SS³L: Self-Supervised Spectral–Spatial Subspace Learning for Hyperspectral Image Denoising

Highlights: What are the main findings? A dual-domain self-supervised hyperspectral denoising framework that disentangles noise and signal from single noisy inputs without requiring paired training data was developed. SS³L integrates adaptive rank subspace representation with a noise-aware spectral–spatial hybrid loss constrained self-supervised learning framework, achieving robust denoising across varying noise levels and different scenes. What is the implication of the main finding? The proposed framework eliminates the requirement for clean training data and manual hyperparameter tuning, addressing key limitations of existing denoising methods in hyperspectral restoration research.
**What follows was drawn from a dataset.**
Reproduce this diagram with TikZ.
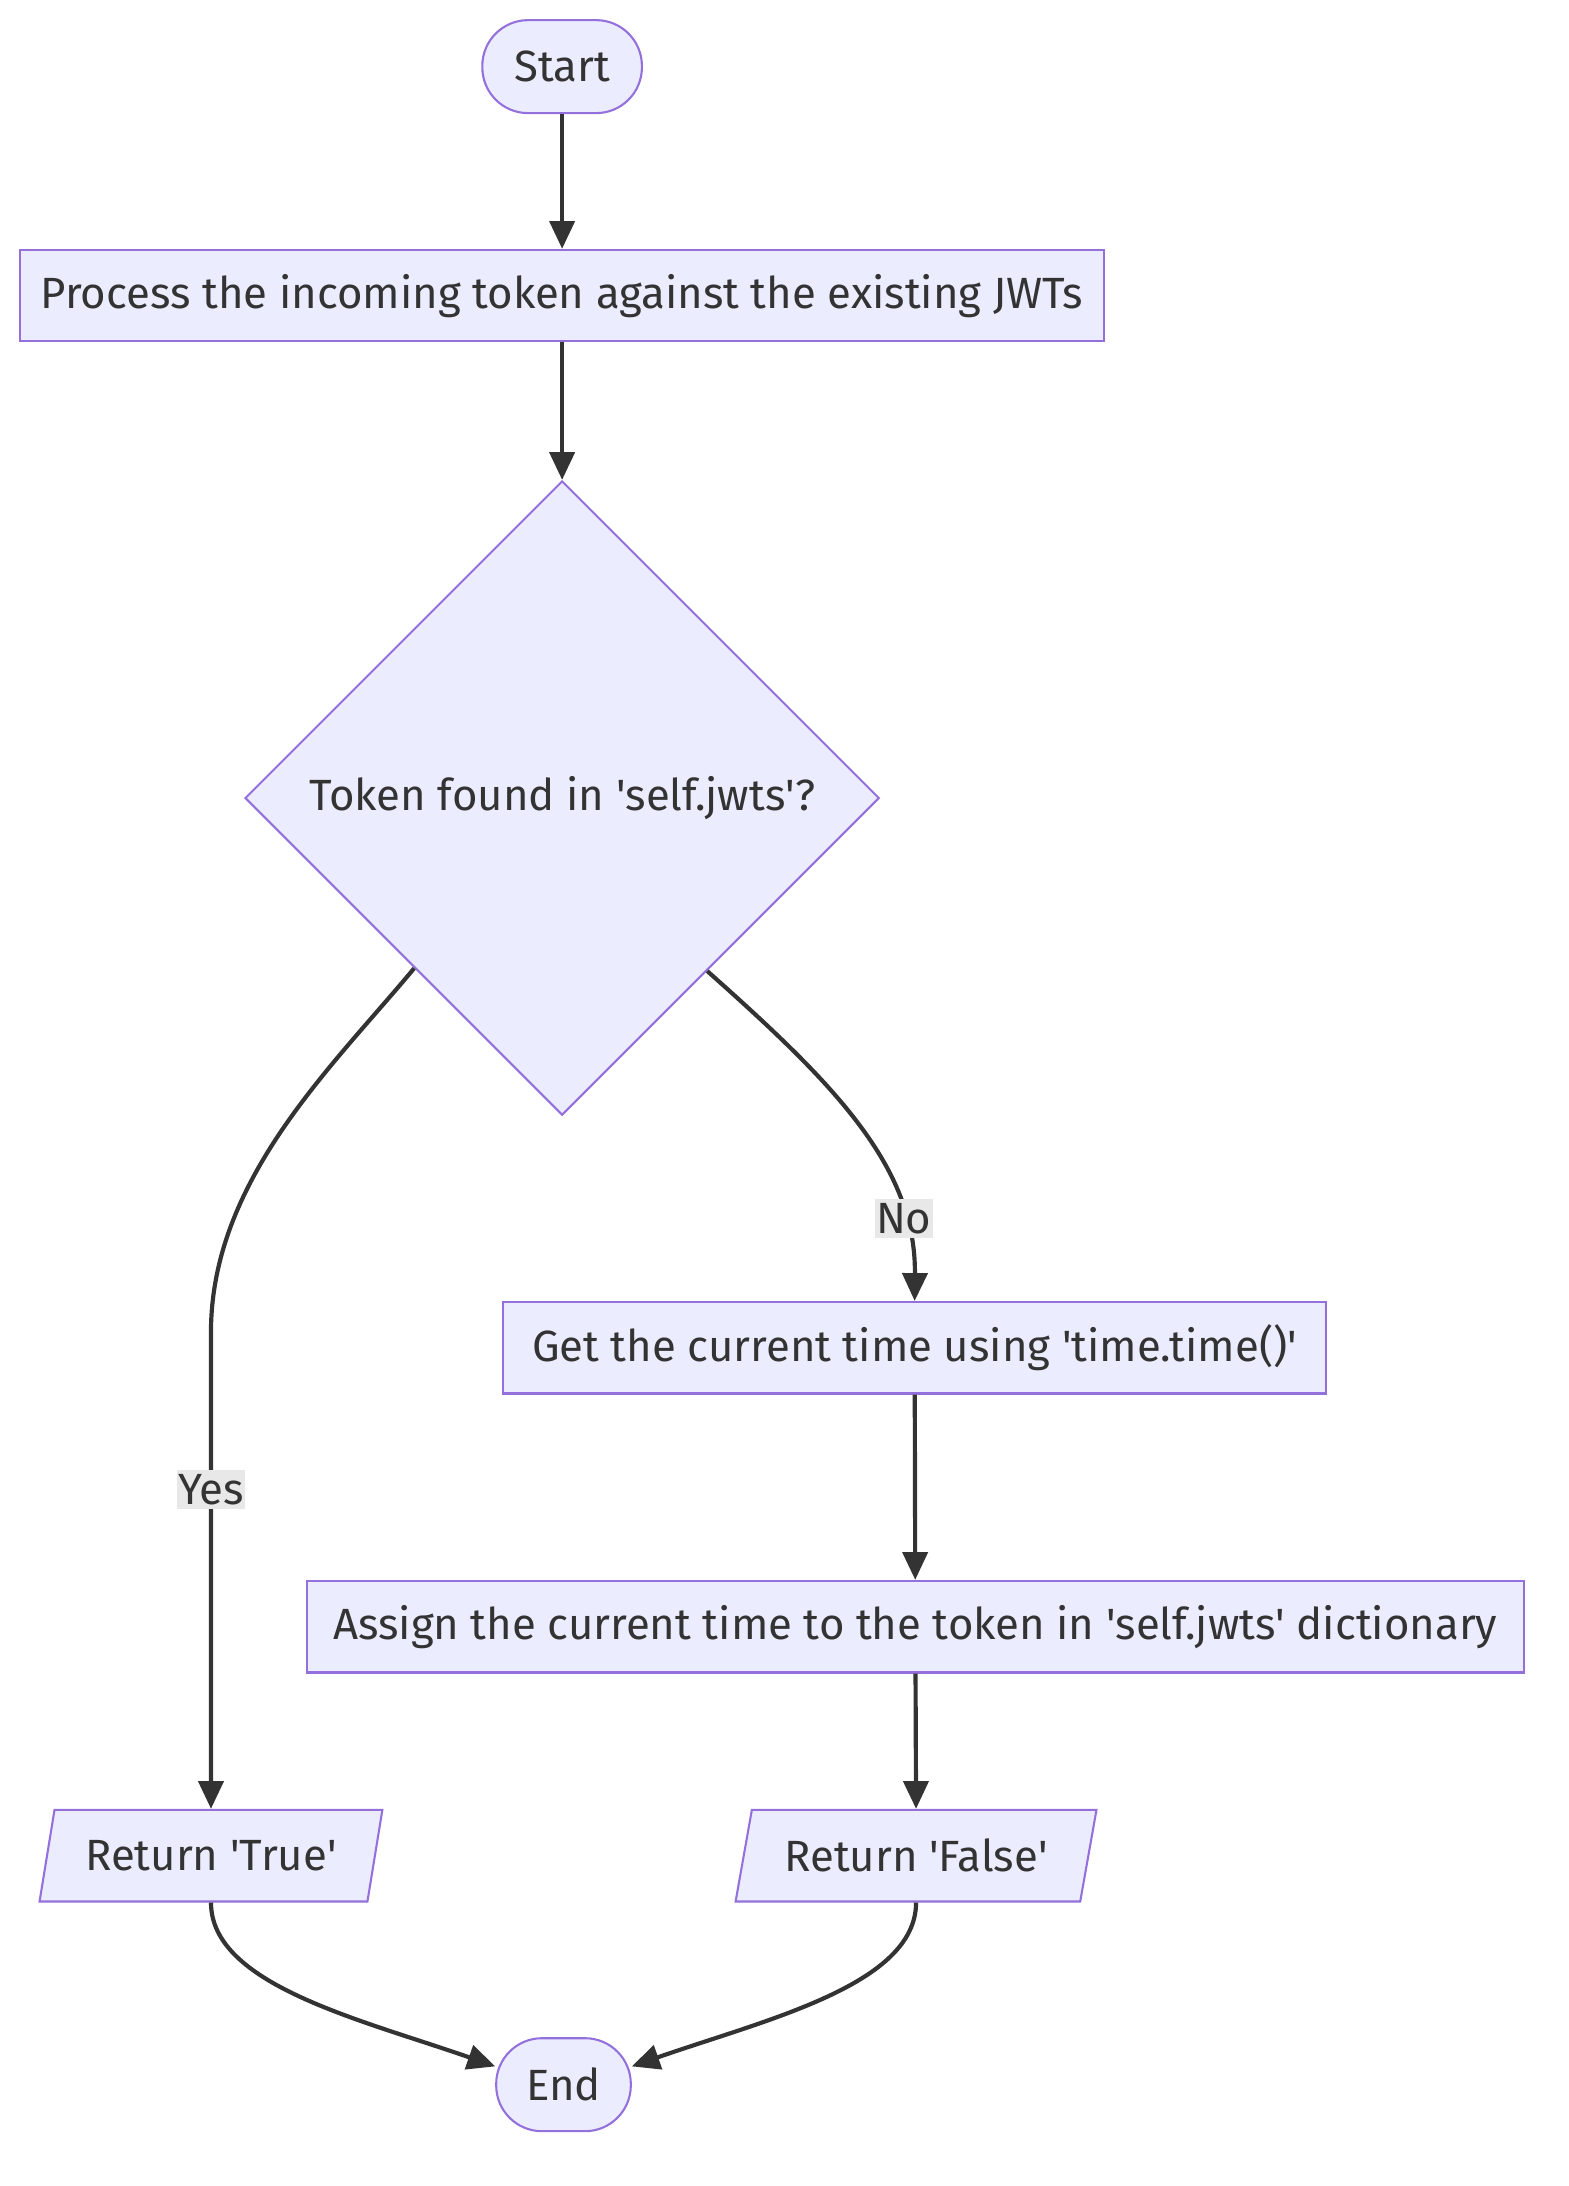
\documentclass[tikz,border=0pt]{standalone}
\usepackage{fontspec}
\setmainfont{Fira Sans}
\usetikzlibrary{arrows.meta,shapes.geometric,positioning}
\definecolor{boxfill}{HTML}{ECECFF}
\definecolor{boxline}{HTML}{9370DB}
\definecolor{ink}{HTML}{333333}
\definecolor{lblfill}{HTML}{E8E8E8}
\newcommand{\sq}{\textquotesingle}
\tikzset{
  base/.style={draw=boxline, fill=boxfill, line width=1.5pt, text=ink,
    font=\fontsize{31.5}{36}\selectfont, inner sep=0pt},
  terminal/.style={base, rectangle, rounded corners=33pt, minimum height=67pt},
  procbox/.style={base, rectangle, minimum height=66pt},
  decision/.style={base, diamond, aspect=1, minimum width=457pt, minimum height=457pt},
  iobox/.style={base, trapezium, trapezium left angle=64, trapezium right angle=116,
    trapezium stretches body=true, minimum height=66pt},
  flow/.style={draw=ink, line width=3pt, -{Triangle[length=20pt,width=18pt]}},
  edgelabel/.style={fill=lblfill, text=ink, font=\fontsize{31.5}{36}\selectfont,
    inner xsep=1pt, inner ysep=3pt}
}
\begin{document}
\begin{tikzpicture}[x=1pt,y=-1pt]
  \fill[white] (0,0) rectangle (1130,1575);
  \useasboundingbox (0,0) rectangle (1130,1575);

  \node[terminal, minimum width=115pt] at (405,48) (start) {Start};
  \node[procbox, minimum width=781pt] at (405,213) (process) {Process the incoming token against the existing JWTs};
  \node[decision] at (405,575) (found) {Token found in \sq self.jwts\sq?};
  \node[procbox, minimum width=593pt] at (659,971) (gettime) {Get the current time using \sq time.time()\sq};
  \node[procbox, minimum width=877pt] at (659.5,1172) (assign) {Assign the current time to the token in \sq self.jwts\sq{} dictionary};
  \node[iobox, minimum width=247pt] at (152,1337) (rettrue) {Return \sq True\sq};
  \node[iobox, minimum width=260pt] at (660,1337) (retfalse) {Return \sq False\sq};
  \node[terminal, minimum width=97pt] at (406,1502) (end) {End};

  \draw[flow] (start) -- (process);
  \draw[flow] (process) -- (found);
  \draw[flow] (found.229.5) .. controls (240,768) and (152,850) .. (152,960)
    -- node[edgelabel, pos=0.33] {Yes} (rettrue.north);
  \draw[flow] (found.310.5) .. controls (600,780) and (660,840) .. node[edgelabel, pos=0.78] {No} (gettime.north);
  \draw[flow] (gettime) -- (assign);
  \draw[flow] (assign) -- (retfalse.north);
  \draw[flow] (rettrue.south) .. controls (152,1430) and (260,1455) .. (end.165);
  \draw[flow] (retfalse.south) .. controls (660,1430) and (552,1455) .. (end.15);
\end{tikzpicture}
\end{document}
By enhancing structural fidelity and spectral accuracy under complex noise conditions, SS³L improves the quality and usability of hyperspectral data for remote sensing applications such as classification, detection, and monitoring across different sensors. Hyperspectral imaging (HSI) systems often suffer from complex noise degradation during the imaging process, significantly impacting downstream applications. Deep learning-based methods, though effective, rely on impractical paired training data, while traditional model-based methods require manually tuned hyperparameters and lack generalization. To address these issues, we propose SS³L (Self-Supervised Spectral-Spatial Subspace Learning), a novel HSI denoising framework that requires neither paired data nor manual tuning. Specifically, we introduce a self-supervised spectral–spatial paradigm that learns noisy features from noisy data, rather than paired training data, based on spatial geometric symmetry and spectral local consistency constraints. To avoid manual hyperparameter tuning, we propose an adaptive rank subspace representation and a loss function designed based on the collaborative integration of spectral and spatial losses via noise-aware spectral-spatial weighting, guided by the estimated noise intensity. These components jointly enable a dynamic trade-off between detail preservation and noise reduction under varying noise levels. The proposed SS³L embeds noise-adaptive subspace representations into the dynamic spectral–spatial hybrid loss-constrained network, enabling cross-sensor denoising through prior-informed self-supervision. Experimental results demonstrate that SS³L effectively removes noise while preserving both structural fidelity and spectral accuracy under diverse noise conditions.